Desde el 1 de enero de 1976 hasta la dimisión de Suárez, solamente las dos
ramas de ETA provocaron la muerte a 275 personas, en su mayoría policías,
guardias civiles y militares. Su pretensión era provocar un golpe de Estado que
demostrase la veracidad de su aserto (nada ha cambiado tras la muerte de
Franco) y buscar una salida al “conflicto” negociando entre “militares” o bien,
que las autoridades civiles negociaran con ETA para evitar el golpe militar.

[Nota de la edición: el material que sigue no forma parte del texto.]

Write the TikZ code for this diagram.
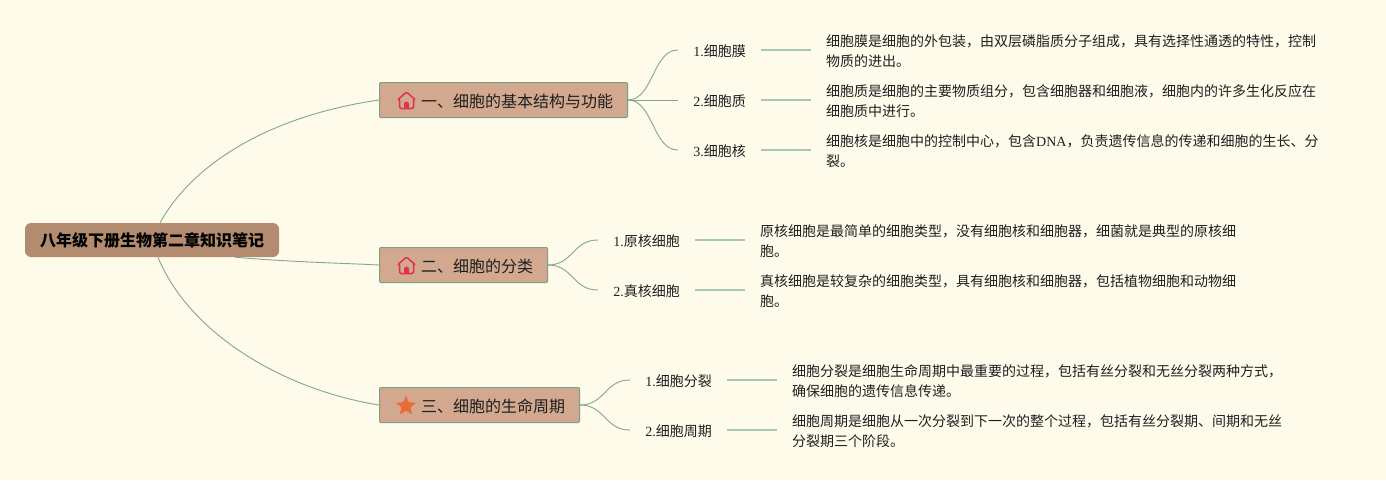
\documentclass[tikz,border=0pt]{standalone}
\usepackage{fontspec}
\newfontfamily\cjk{Noto Sans CJK SC}
\newfontfamily\lat{Liberation Serif}
\usetikzlibrary{calc,positioning,shapes.geometric}
\definecolor{paper}{HTML}{FFFBEB}
\definecolor{rootfill}{HTML}{B38C70}
\definecolor{mainfill}{HTML}{D2A98F}
\definecolor{mainedge}{HTML}{7C9F85}
\definecolor{wire}{HTML}{7FA88F}
\definecolor{wirelight}{HTML}{A6C7B2}
\definecolor{ink}{HTML}{1F1F1F}
\definecolor{roof}{HTML}{E0314F}
\definecolor{starfill}{HTML}{E86C35}
\begin{document}
\begin{tikzpicture}[x=1pt, y=-1pt,
  rootbox/.style={fill=rootfill, rounded corners=6pt, text=black, inner sep=0pt, minimum width=254pt, minimum height=34pt, font=\cjk\bfseries\fontsize{16}{20}\selectfont},
  mainbox/.style={draw=mainedge, line width=1pt, fill=mainfill, text=ink, inner sep=0pt, minimum height=35pt, rounded corners=1pt, text height=15pt, text depth=1pt, font=\cjk\fontsize{16}{20}\selectfont},
  leaf/.style={inner sep=0pt, text=ink, minimum height=20pt, text height=14pt, text depth=1pt, font=\cjk\fontsize{14}{20}\selectfont},
  note/.style={inner xsep=15pt, inner ysep=0pt, text=ink, align=left, anchor=west, font=\cjk\fontsize{14}{20}\selectfont},
  arr/.style={draw=wire, line width=0.9pt},
  lnk/.style={draw=wirelight, line width=1.3pt}]
\fill[paper] (0,0) rectangle (1386,480);
\node[rootbox] (root) at (152,240) {八年级下册生物第二章知识笔记};
\node[mainbox, minimum width=248pt, text width=219pt, align=right] (one) at (503.5,100) {一、细胞的基本结构与功能};
\node[mainbox, minimum width=168pt, text width=139pt, align=right] (two) at (463.5,265) {二、细胞的分类};
\node[mainbox, minimum width=200pt, text width=171pt, align=right] (three) at (479.5,405) {三、细胞的生命周期};
\node[leaf, minimum width=83pt] (a1) at (719.5,50) {{\lat 1.}细胞膜};
\node[leaf, minimum width=83pt] (a2) at (719.5,100) {{\lat 2.}细胞质};
\node[leaf, minimum width=83pt] (a3) at (719.5,150) {{\lat 3.}细胞核};
\node[leaf, minimum width=97pt] (b1) at (646.5,240) {{\lat 1.}原核细胞};
\node[leaf, minimum width=97pt] (b2) at (646.5,290) {{\lat 2.}真核细胞};
\node[leaf, minimum width=97pt] (c1) at (678.5,380) {{\lat 1.}细胞分裂};
\node[leaf, minimum width=97pt] (c2) at (678.5,430) {{\lat 2.}细胞周期};
\node[note] (na1) at (811,51) {细胞膜是细胞的外包装，由双层磷脂质分子组成，具有选择性通透的特性，控制\\物质的进出。};
\node[note] (na2) at (811,101) {细胞质是细胞的主要物质组分，包含细胞器和细胞液，细胞内的许多生化反应在\\细胞质中进行。};
\node[note] (na3) at (811,151) {细胞核是细胞中的控制中心，包含{\lat DNA}，负责遗传信息的传递和细胞的生长、分\\裂。};
\node[note] (nb1) at (745,241) {原核细胞是最简单的细胞类型，没有细胞核和细胞器，细菌就是典型的原核细\\胞。};
\node[note] (nb2) at (745,291) {真核细胞是较复杂的细胞类型，具有细胞核和细胞器，包括植物细胞和动物细\\胞。};
\node[note] (nc1) at (777,381) {细胞分裂是细胞生命周期中最重要的过程，包括有丝分裂和无丝分裂两种方式，\\确保细胞的遗传信息传递。};
\node[note] (nc2) at (777,431) {细胞周期是细胞从一次分裂到下一次的整个过程，包括有丝分裂期、间期和无丝\\分裂期三个阶段。};
\node[star, star points=5, star point ratio=2.2, fill=starfill, inner sep=0pt, minimum size=21pt] (icon3) at (406,406) {};
\coordinate (icon1) at (406.5,100.5);
\coordinate (icon2) at (406.5,265.5);
\foreach \c in {icon1, icon2}{
  \draw[roof, line width=1.5pt, line join=round, rounded corners=1.5pt, shift={(\c)}] (-7,-2) -- (-8.5,-1) -- (0,-8.5) -- (8.5,-1) -- (7,-2) -- (7,8) -- (-7,8) -- cycle;
  \fill[roof, shift={(\c)}] (-2.5,8) -- (-2.5,3.5) arc[start angle=180, end angle=0, x radius=2.5, y radius=-2.5] -- (2.5,8) -- cycle;
}
\draw[arr] ([xshift=8pt]root.north) .. controls (195,160) and (275,115) .. (one.west);
\draw[arr] ([xshift=83pt]root.south) .. controls (290,262) and (340,263) .. (two.west);
\draw[arr] ([xshift=6pt]root.south) .. controls (190,335) and (285,390) .. (three.west);
\foreach \p/\q in {one/a1, one/a2, one/a3, two/b1, two/b2, three/c1, three/c2}
  \draw[arr] (\p.east) .. controls ($(\p.east)+(25,0)$) and ($(\q.west)+(-25,0)$) .. (\q.west);
\foreach \p/\q in {a1/na1, a2/na2, a3/na3, b1/nb1, b2/nb2, c1/nc1, c2/nc2}
  \draw[lnk] (\p.east) -- (\p.east -| \q.west);
\end{tikzpicture}
\end{document}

Estuvieron cerca de conseguirlo: la operación Galaxia y el 23-F, fueron el
resultado de semejante locura. Eso y la presión de los militares sobre Suárez,
a pesar del apoyo de Gutiérrez Mellado, fueron, creo, una de las mayores causas
de su desgaste y, al final, de su dimisión. Suárez se movió siempre temiendo la
reacción del Ejército: el golpe militar desde la derecha (Chile, 1973) y el
golpe militar desde la izquierda (Portugal, 1974).
Las presiones externas no
fueron menores. En primer lugar la de Marruecos sobre el Sahara. La marcha
verde (noviembre de 1975) no afectó a Suárez, pero sí la silenciosa marcha
púrpura de la Iglesia. Tarancón apoyó la reforma, pero se las arregló para
negociar en secreto los acuerdos con la Santa Sede, mientras se discutía
públicamente la Constitución (en la que tienen difícil encaje).
Con
el mundo dividido en dos bloques, las presiones de EE.UU. fueron grandes,
estaban en juego las bases militares y la perspectiva de la entrada en la OTAN,
rechazada con energía desde la izquierda, pero no creo que la Transición fuera
una operación diseñada por la CIA, aunque es casi seguro que intervino en ella.
Por otra parte, la
socialdemocracia europea, en particular el SPD alemán, apoyaba al PSOE como una
opción de centro izquierda, que podía hacerle sombra.
Suárez
disponía, además, de poco tiempo. Tenía que ganar por la mano a sus adversarios
políticos, impedir que la situación económica se deteriorase más, que, en
consecuencia, los movimientos sociales -obrero, vecinal, estudiantil,
nacionalista- le desbordaran, que el Ejército se cansara y que la izquierda
venciera sus recelos y lograra unirse en torno a un programa común rupturista.
Todo esto con un partido –UCD-
surgido de la noche a la mañana y cogido con alfileres, torpedeado por la
Alianza Popular de Fraga, que buscaba aglutinar en un gran partido de derechas
a la “mayoría natural”. Y Suárez estorbaba porque era un reformista de centro,
o una derecha reformista, no reaccionaria como Alianza Popular, el antecedente
del PP.
Así que la operación de
reformar el régimen -ruptura pactada la llamó Carrillo- se hizo con prisa, pero
para Suárez y la UCD tuvo un buen resultado. Los poderes fácticos no fueron
tocados, la estructura de la propiedad se mantuvo tal cual estaba, parte de las
instituciones franquistas continuaron vigentes, el capital aseguró su
influencia y aseguró la hegemonía de la derecha durante 30 años más. Y todo
esto, ¿se debe a un chisgarabís? Naturalmente, la Transición es un proceso
mucho más complejo, con más actores, pero quién estaba al timón tejiendo y
destejiendo era Adolfo Suárez.
A su lado, los chisgarabises fuimos nosotros.
Para Colectivo Red Verde, marzo 2014.